By: Mike Campbell
In its most recent World Economic Outlook report, the International Monetary Fund has revised its forecast for world growth in 2010 upwards. The language used by the IMF was clearly cautious, but their view is that the world economy will grow by 4.2% this year. The Fund warns that the recovery is not yet secure and consequently counsels its Member States that the financial stimulus measures should remain in force for the rest of the year. The IMF comments that high levels of government debt need to be addressed and points out that the recovery is “tepid” in many developed economies. For this reason, the report says that a general reduction in national debt should be delayed until 2011; however nations such as Greece need to address their debt issues without delay.

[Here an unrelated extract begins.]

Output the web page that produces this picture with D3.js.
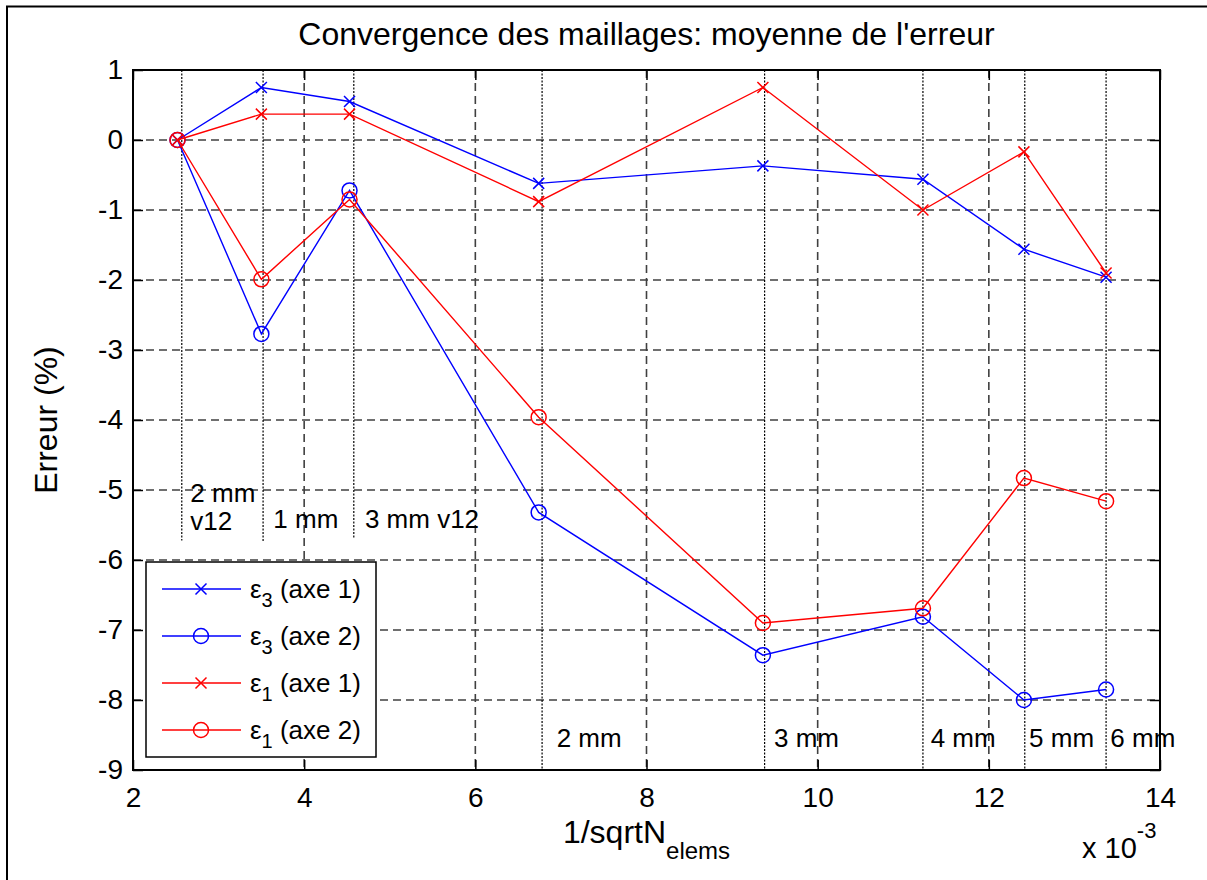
<!DOCTYPE html>
<html>
<head>
<meta charset="utf-8">
<script src="https://cdn.jsdelivr.net/npm/d3@7"></script>
<style>
  html, body { margin: 0; background: #fff; overflow: hidden; }
  svg { display: block; font-family: "Liberation Sans", Arial, Helvetica, sans-serif; }
</style>
</head>
<body>
<script>
// --- données (abscisses en 1e-3) ---
const xVals    = [2.52, 3.50, 4.53, 6.74, 9.36, 11.23, 12.41, 13.37];
const eps3Axe1 = [0, 0.75, 0.55, -0.62, -0.37, -0.56, -1.56, -1.96];
const eps3Axe2 = [0, -2.77, -0.72, -5.32, -7.36, -6.81, -8.00, -7.85];
const eps1Axe1 = [0, 0.37, 0.37, -0.88, 0.75, -1.00, -0.17, -1.90];
const eps1Axe2 = [0, -1.99, -0.85, -3.96, -6.90, -6.69, -4.83, -5.16];

// maillages (lignes pointillées + étiquettes)
const meshX      = [2.57, 3.52, 4.58, 6.78, 9.38, 11.23, 12.42, 13.37];
const meshBottom = [-5.72, -5.75, -5.68, -9, -9, -9, -9, -9];
const meshLabels = [["2 mm", "v12"], ["1 mm"], ["3 mm v12"], ["2 mm"], ["3 mm"], ["4 mm"], ["5 mm"], ["6 mm"]];
const labelX     = [2.67, 3.64, 4.71, 6.95, 9.49, 11.32, 12.47, 13.42];
const labelY     = [-5.17, -5.54, -5.54, -8.67, -8.67, -8.67, -8.67, -8.67];

const xTicks = [2, 4, 6, 8, 10, 12, 14];
const yTicks = [-9, -8, -7, -6, -5, -4, -3, -2, -1, 0, 1];

const series = [
  { sub: "3", axe: "1", values: eps3Axe1, color: "#0000ff", marker: "x" },
  { sub: "3", axe: "2", values: eps3Axe2, color: "#0000ff", marker: "o" },
  { sub: "1", axe: "1", values: eps1Axe1, color: "#ff0000", marker: "x" },
  { sub: "1", axe: "2", values: eps1Axe2, color: "#ff0000", marker: "o" }
];

const W = 1207, H = 880;
const margins = { left: 133, top: 70, right: 47, bottom: 110 };
const ancho = W - margins.left - margins.right;
const alto = H - margins.top - margins.bottom;

const svg = d3.select("body").append("svg")
  .attr("width", W).attr("height", H);

svg.append("rect").attr("width", W).attr("height", H).attr("fill", "#fff");
// cadre de la figure (seuls les bords gauche et haut sont visibles)
svg.append("path")
  .attr("d", `M7,${H}V6.5H${W}`)
  .attr("fill", "none").attr("stroke", "#000").attr("stroke-width", 2);

const x = d3.scaleLinear().domain([2, 14]).range([0, ancho]);
const y = d3.scaleLinear().domain([-9, 1]).range([alto, 0]);

const g = svg.append("g").attr("transform", `translate(${margins.left}, ${margins.top})`);

// grille
const grid = g.append("g").attr("stroke", "#404040").attr("stroke-width", 1.6)
  .attr("stroke-dasharray", "8,5").attr("fill", "none");
grid.selectAll(".gx").data(xTicks.slice(1, -1)).join("line")
  .attr("class", "gx")
  .attr("x1", d => x(d)).attr("x2", d => x(d)).attr("y1", 0).attr("y2", alto);
grid.selectAll(".gy").data(yTicks.slice(1, -1)).join("line")
  .attr("class", "gy")
  .attr("x1", 0).attr("x2", ancho).attr("y1", d => y(d)).attr("y2", d => y(d));

// lignes des maillages
g.append("g").selectAll("line").data(meshX).join("line")
  .attr("x1", d => x(d)).attr("x2", d => x(d))
  .attr("y1", y(1)).attr("y2", (d, i) => y(meshBottom[i]))
  .attr("stroke", "#000").attr("stroke-width", 1.2).attr("stroke-dasharray", "2,1.5");

// axes (ticks vers l'intérieur)
const tick = 10;
const axStyle = sel => {
  sel.select(".domain").remove();
  sel.selectAll("line").attr("stroke", "#000").attr("stroke-width", 1.5);
  sel.selectAll("text").attr("font-size", 28).attr("fill", "#000").attr("font-family", null);
};
g.append("g").attr("transform", `translate(0, ${alto})`)
  .call(d3.axisBottom(x).tickValues(xTicks).tickFormat(d3.format("d")).tickSize(-tick).tickPadding(17))
  .call(axStyle);
g.append("g")
  .call(d3.axisTop(x).tickValues(xTicks).tickFormat("").tickSize(-tick))
  .call(axStyle);
g.append("g")
  .call(d3.axisLeft(y).tickValues(yTicks).tickFormat(d => d < 0 ? "-" + Math.abs(d) : d).tickSize(-tick).tickPadding(10))
  .call(axStyle);
g.append("g").attr("transform", `translate(${ancho}, 0)`)
  .call(d3.axisRight(y).tickValues(yTicks).tickFormat("").tickSize(-tick))
  .call(axStyle);

g.append("rect").attr("width", ancho).attr("height", alto)
  .attr("fill", "none").attr("stroke", "#000").attr("stroke-width", 2);

// courbes
const line = d3.line().x((d, i) => x(xVals[i])).y(d => y(d));
const drawMarker = (sel, type, color, r) => {
  if (type === "o") {
    sel.append("circle").attr("r", r).attr("fill", "none")
      .attr("stroke", color).attr("stroke-width", 1.5);
  } else {
    sel.append("path").attr("d", `M${-r},${-r}L${r},${r}M${-r},${r}L${r},${-r}`)
      .attr("stroke", color).attr("stroke-width", 1.5).attr("fill", "none");
  }
};
series.forEach(s => {
  g.append("path").datum(s.values).attr("d", line)
    .attr("fill", "none").attr("stroke", s.color).attr("stroke-width", 1.4);
  g.append("g").selectAll("g").data(s.values).join("g")
    .attr("transform", (d, i) => `translate(${x(xVals[i])}, ${y(d)})`)
    .each(function () { drawMarker(d3.select(this), s.marker, s.color, s.marker === "o" ? 7.5 : 5.5); });
});

// étiquettes des maillages
const lab = g.append("g").attr("font-size", 26).attr("fill", "#000");
meshLabels.forEach((lines, i) => {
  const t = lab.append("text").attr("x", x(labelX[i])).attr("y", y(labelY[i]));
  lines.forEach((l, k) => t.append("tspan").attr("x", x(labelX[i])).attr("dy", k ? 28 : 0).text(l));
});

// légende
const leg = g.append("g").attr("transform", `translate(${146 - margins.left}, ${562 - margins.top})`);
leg.append("rect").attr("width", 230).attr("height", 195)
  .attr("fill", "#fff").attr("stroke", "#000").attr("stroke-width", 1.5);
series.forEach((s, i) => {
  const row = leg.append("g").attr("transform", `translate(0, ${27 + i * 47})`);
  row.append("line").attr("x1", 16).attr("x2", 95).attr("stroke", s.color).attr("stroke-width", 1.4);
  drawMarker(row.append("g").attr("transform", "translate(55,0)"), s.marker, s.color, s.marker === "o" ? 7.5 : 5.5);
  const t = row.append("text").attr("x", 104).attr("y", 9).attr("font-size", 26).attr("fill", "#000");
  t.append("tspan").text("ε");
  t.append("tspan").attr("font-size", 20).attr("dy", 9).text(s.sub);
  t.append("tspan").attr("dy", -9).text(` (axe ${s.axe})`);
});

// titre et libellés
svg.append("text").attr("x", margins.left + ancho / 2).attr("y", 45)
  .attr("text-anchor", "middle").attr("font-size", 32).attr("fill", "#000")
  .text("Convergence des maillages: moyenne de l'erreur");

svg.append("text").attr("transform", `translate(57, ${margins.top + alto / 2}) rotate(-90)`)
  .attr("text-anchor", "middle").attr("font-size", 32).attr("fill", "#000")
  .text("Erreur (%)");

const xl = svg.append("text").attr("x", margins.left + ancho / 2).attr("y", 843)
  .attr("text-anchor", "middle").attr("font-size", 32).attr("fill", "#000");
xl.append("tspan").text("1/sqrtN");
xl.append("tspan").attr("font-size", 24).attr("dy", 16).text("elems");

const ex = svg.append("text").attr("x", 1082).attr("y", 858).attr("font-size", 29).attr("fill", "#000");
ex.append("tspan").text("x 10");
ex.append("tspan").attr("font-size", 22).attr("dy", -20).text("-3");
</script>
</body>
</html>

Mindful, no doubt, of the harmful speculation surrounding the Greek bailout and its effect on the value of the Euro, the IMF have called on its members to be transparent with their citizens over their debt reduction plans: "There is a pressing need to design and communicate credible medium-term fiscal consolidation strategies. These should include clear time frames to bring down gross debt-to-GDP ratios over the medium-term, as well as contingency measures if the deterioration in public finances is greater than expected."
The report voiced concerns that the volume of bank lending was still undesirably low. This could be due to the fact that banks are trying to re-establish their capital bases after the record losses of 2007 and 2008 when the financial crisis was at its height. It pointed out that central banks have little room for further manoeuvre should the crisis deepen since interest rates are at, or near, historic lows in many nations.